Artista en casa
Lecturas, columna de Julia Yerves: Artista en casa
Las creaciones vienen de las ideas más improbables, de impulsos inesperados y de conexiones imposibles, pero oportunas. No podría ser de otra forma. Si pensamos en la naturaleza de los pensamientos que corren libres y sin orden por nuestra mente, poco podríamos esperar de una organización deseada.
Sin llamarle inspiración, aludiré a que se trata de una suerte similar a eso. Inspiración aleatoria. Porque no todo lo que llega desencadena en temas agradables, frases hermosas y sintaxis perfecta. A veces lo que llega duele y se traduce más en valor para escribir que en una idea romantizada que va de la mano a lo que los otros esperan de nuestro ingenio y escritura.
En “Artista en casa”, cuento largo de William Faulkner, conocemos la historia de tres agentes móviles que llamaremos personajes principales. Roger, Anne y el poeta (Blair).

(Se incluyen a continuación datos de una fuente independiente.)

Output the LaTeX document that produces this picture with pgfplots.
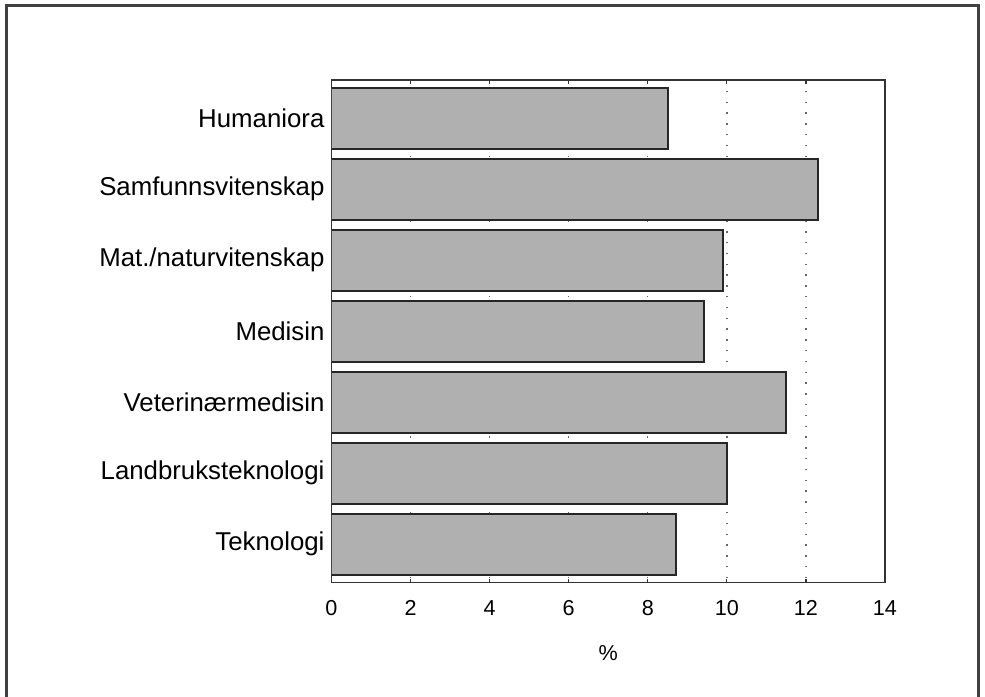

Roger y Anne son esposos; él danza entre los escritores reconocidos por los golpes de fama espontánea y ella lo acompaña en su título nobiliario de quien vive de las letras. Su vida es cómoda, la economía no es un problema, y constantemente reciben, como si de un deber se tratara, a una innumerable cantidad de personas que toman por suyo un espacio destinado a la creación. Ellos, como matrimonio, los reciben y acogen esperando nada a cambio. Roger, sumiso y complaciente, no pone reparos en darles todo
Anne, más humana y menos romántica, nota con molestia las visitas que se tornan abuso de hospitalidad.
Un día, los visita un poeta diferente a todos aquellos narradores que solían recibir con re- gularidad. Roger parecía más entusiasta. Le ofrece comidas, una habitación, sus jardines, la libertad para moverse entre los pasillos y hablar con los criados, y pronto; un beso de su mujer.

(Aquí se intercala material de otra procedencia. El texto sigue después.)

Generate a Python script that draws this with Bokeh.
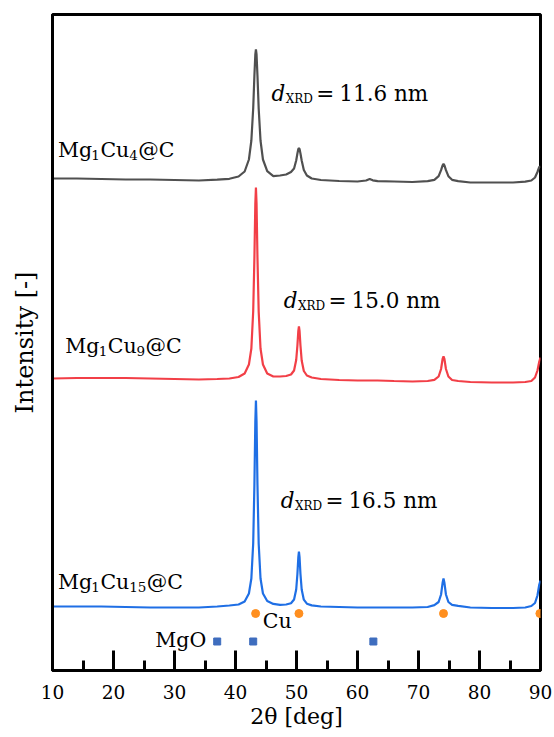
from bokeh.plotting import figure
from bokeh.models import FixedTicker, Range1d
from bokeh.core.properties import value
from bokeh.embed import file_html
from bokeh.resources import INLINE

# ---------------- data ----------------
two_theta = [10, 14, 18, 22, 26, 30, 34, 37, 39, 40.5, 41.5, 42.2, 42.6, 42.9, 43.1, 43.25,
             43.35, 43.45, 43.6, 43.8, 44.1, 44.5, 45.2, 46.2, 47.3, 48.3, 49.1, 49.6, 49.95,
             50.15, 50.3, 50.4, 50.5, 50.65, 50.85, 51.2, 51.7, 52.5, 54, 57, 60, 61.4, 62.0,
             62.5, 63.3, 66, 69, 71.5, 72.6, 73.3, 73.7, 73.95, 74.1, 74.25, 74.5, 74.9, 75.5,
             76.5, 78.5, 82, 85.5, 87.5, 88.5, 89.1, 89.5, 89.8, 90]

I_mg1cu15 = [0, 0, 0, -0.5, -1, -1, -1, 0, 1, 2, 5, 13, 28, 63, 122, 185,
             206, 185, 122, 63, 28, 13, 5.5, 2.6, 1.7, 2, 3.3, 7, 17,
             32.5, 49.5, 55, 49.5, 32.5, 17, 6.8, 2.8, 1.1, 0, -0.5, -1, -1, -1,
             -1, -1, -1, -1, -0.5, 1.4, 4.5, 12, 23.7, 28, 23.7, 12, 4.5, 1.6,
             0.6, -1, -1.5, -1.5, -1, 0.5, 3.5, 11, 22, 26]

I_mg1cu9 = [0, 0.5, 0.5, 0.5, 0, -0.5, -1, -0.5, 0, 1.5, 5, 14, 30, 67, 121, 175,
            191, 175, 121, 67, 30, 14, 5, 2, 2, 2.5, 4, 8, 18.5,
            33, 47.6, 52, 47.6, 33, 18, 7.5, 3, 1, -0.5, -1.5, -2, -2, -2,
            -2, -2, -2.5, -3, -2.5, -1.4, 2, 9.5, 19.5, 22, 19.5, 9.5, 2, -1.5,
            -2.5, -3.5, -4, -4, -3.5, -2.5, 1, 8, 17, 21]

I_mg1cu4 = [0, 0, -0.5, -1, -1, -1.5, -2, -1.2, -0.3, 2, 7, 19, 38, 70, 103, 124,
            129, 124, 103, 70, 38, 19, 7.4, 2.4, 3, 4, 6.5, 10, 18,
            25, 29.5, 30.5, 29.5, 25, 18, 8.5, 3, 0, -1.5, -2.5, -3, -2, -0.5,
            -1.8, -2.6, -3, -3.5, -2.7, -1.4, 2.3, 8.3, 13.2, 14.5, 13.2, 8.3, 2.3, -1.3,
            -2.6, -4, -4, -4, -3.2, -2, 1, 6.5, 11.5, 12]

samples = ["Mg1Cu15@C", "Mg1Cu9@C", "Mg1Cu4@C"]
offsets = [64, 292, 492]          # vertical stacking offsets (a.u.)
d_xrd = ["16.5", "15.0", "11.6"]   # crystallite size, nm
colors = ["#1f6fe5", "#f23f47", "#505050"]

cu_peaks = [43.3, 50.4, 74.1, 89.9]
mgo_peaks = [37.0, 42.9, 62.6]
CU_ROW, MGO_ROW = 57, 29

x_ticks = [10, 20, 30, 40, 50, 60, 70, 80, 90]
x_minor = [15, 25, 35, 45, 55, 65, 75, 85]

# ---------------- figure ----------------
FONT = "DejaVu Serif"
p = figure(width=554, height=737, x_range=Range1d(10, 90), y_range=Range1d(0, 656),
           output_backend="svg", toolbar_location=None,
           min_border_left=52, min_border_right=14, min_border_top=14, min_border_bottom=67)
p.grid.visible = False
p.outline_line_color = "black"
p.outline_line_width = 3
p.background_fill_color = "white"
p.border_fill_color = "white"

xa = p.xaxis[0]
xa.ticker = FixedTicker(ticks=x_ticks, minor_ticks=x_minor)
xa.major_tick_in = 20
xa.major_tick_out = 0
xa.minor_tick_in = 10
xa.minor_tick_out = 0
xa.axis_line_width = 3
xa.major_tick_line_width = 3
xa.minor_tick_line_width = 3
xa.axis_line_color = "black"
xa.major_tick_line_color = "black"
xa.minor_tick_line_color = "black"
xa.major_label_text_font = FONT
xa.major_label_text_font_size = "18.5px"
xa.major_label_text_color = "black"
xa.major_label_text_line_height = 1.0
xa.major_label_standoff = 14
xa.axis_label = "2θ [deg]"
xa.axis_label_text_font = FONT
xa.axis_label_text_font_size = "22px"
xa.axis_label_text_font_style = "normal"
xa.axis_label_text_color = "black"
xa.axis_label_text_line_height = 1.0
xa.axis_label_standoff = 2

ya = p.yaxis[0]
ya.ticker = FixedTicker(ticks=[])
ya.major_tick_in = 0
ya.major_tick_out = 0
ya.minor_tick_in = 0
ya.minor_tick_out = 0
ya.axis_line_width = 3
ya.axis_line_color = "black"
ya.axis_label = "Intensity [-]"
ya.axis_label_text_font = FONT
ya.axis_label_text_font_size = "24px"
ya.axis_label_text_font_style = "normal"
ya.axis_label_text_color = "black"
ya.axis_label_standoff = 14

# traces
for inten, off, col in zip([I_mg1cu15, I_mg1cu9, I_mg1cu4], offsets, colors):
    p.line(two_theta, [v + off for v in inten], line_color=col, line_width=2.2)

# reference markers
p.scatter(cu_peaks, [CU_ROW] * len(cu_peaks), marker="circle", size=8,
          fill_color="#ff8f1f", line_color="#ff8f1f")
p.scatter(mgo_peaks, [MGO_ROW] * len(mgo_peaks), marker="square", size=7,
          fill_color="#3e6dbe", line_color="#3e6dbe")

# ---------------- rich text helper (DejaVu Serif advance widths, em/1000) ----------------
W = {"M": 963, "g": 640, "C": 734, "u": 644, "@": 1000, "d": 640, "X": 730, "R": 735,
     "D": 829, " ": 318, "=": 838, ".": 318, "n": 644, "m": 948, "O": 820}
for c in "0123456789":
    W[c] = 636


def tw(s, size):
    return sum(W.get(c, 640) for c in s) * size / 1000.0


def rich(x, y, pieces, align="left"):
    # pieces: (text, size, dy, style, extra gap before in px)
    total = sum(tw(t, s) + g for t, s, _, _, g in pieces)
    off = 0.0 if align == "left" else (-total if align == "right" else -total / 2)
    for t, s, dy, st, g in pieces:
        off += g
        p.text(x=[x], y=[y], text=[t], x_offset=off, y_offset=dy,
               text_font=value(FONT), text_font_size=f"{s}px", text_font_style=st,
               text_color="black", text_align="left", text_baseline="alphabetic")
        off += tw(t, s)


def sample_pieces(name):
    # "Mg1Cu15@C" -> Mg, sub 1, Cu, sub 15, @C
    rest = name[3:]
    n = rest[2:rest.index("@")]
    return [("Mg", 20.5, 0, "normal", 0), ("1", 13.5, 5, "normal", 0.5),
            ("Cu", 20.5, 0, "normal", 0.5), (n, 13.5, 5, "normal", 0.5),
            ("@C", 20.5, 0, "normal", 0.5)]


label_pos = [(10.9, 89), (12.1, 325), (10.9, 521)]
d_pos = [(47.4, 170), (47.9, 370), (45.9, 577)]

for name, (lx, ly) in zip(samples, label_pos):
    rich(lx, ly, sample_pieces(name))

for d, (dx, dy_) in zip(d_xrd, d_pos):
    rich(dx, dy_, [("d", 21.5, 0, "italic", 0), ("XRD", 12, 5, "normal", 0.5),
                   ("=", 21.5, 0, "normal", 3), (d + " nm", 21.5, 0, "normal", 5)])

rich(46.8, 50, [("Cu", 20.5, 0, "normal", 0)], align="center")
rich(35.0, 31, [("MgO", 20.5, 0, "normal", 0)], align="right")

open("out.html", "w").write(file_html(p, INLINE))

Anne había odiado al poeta y todo lo que representaba tras años de sumisión hospita- laria; significaba la cúspide de tanto que ya no podía soportar. Con el giro en la relación, Roger queda de lado en un momento clave de su carrera literaria: estaba vacío de letras. Las había perdido tras el último golpe de éxito y talento de años pasados. Entonces observa, calla y escribe.
En el transcurso de los días, Roger tomaba largas pausas de luz natural para crear detalles y ocupaba la máquina incesante por las noches para recabar todo lo que sucedía entre su mujer y el poeta durante la jornada.
Le dolía, por supuesto, pero también sabía lo que le esperaba del otro lado de su humillación: la promesa de un nuevo éxito literario.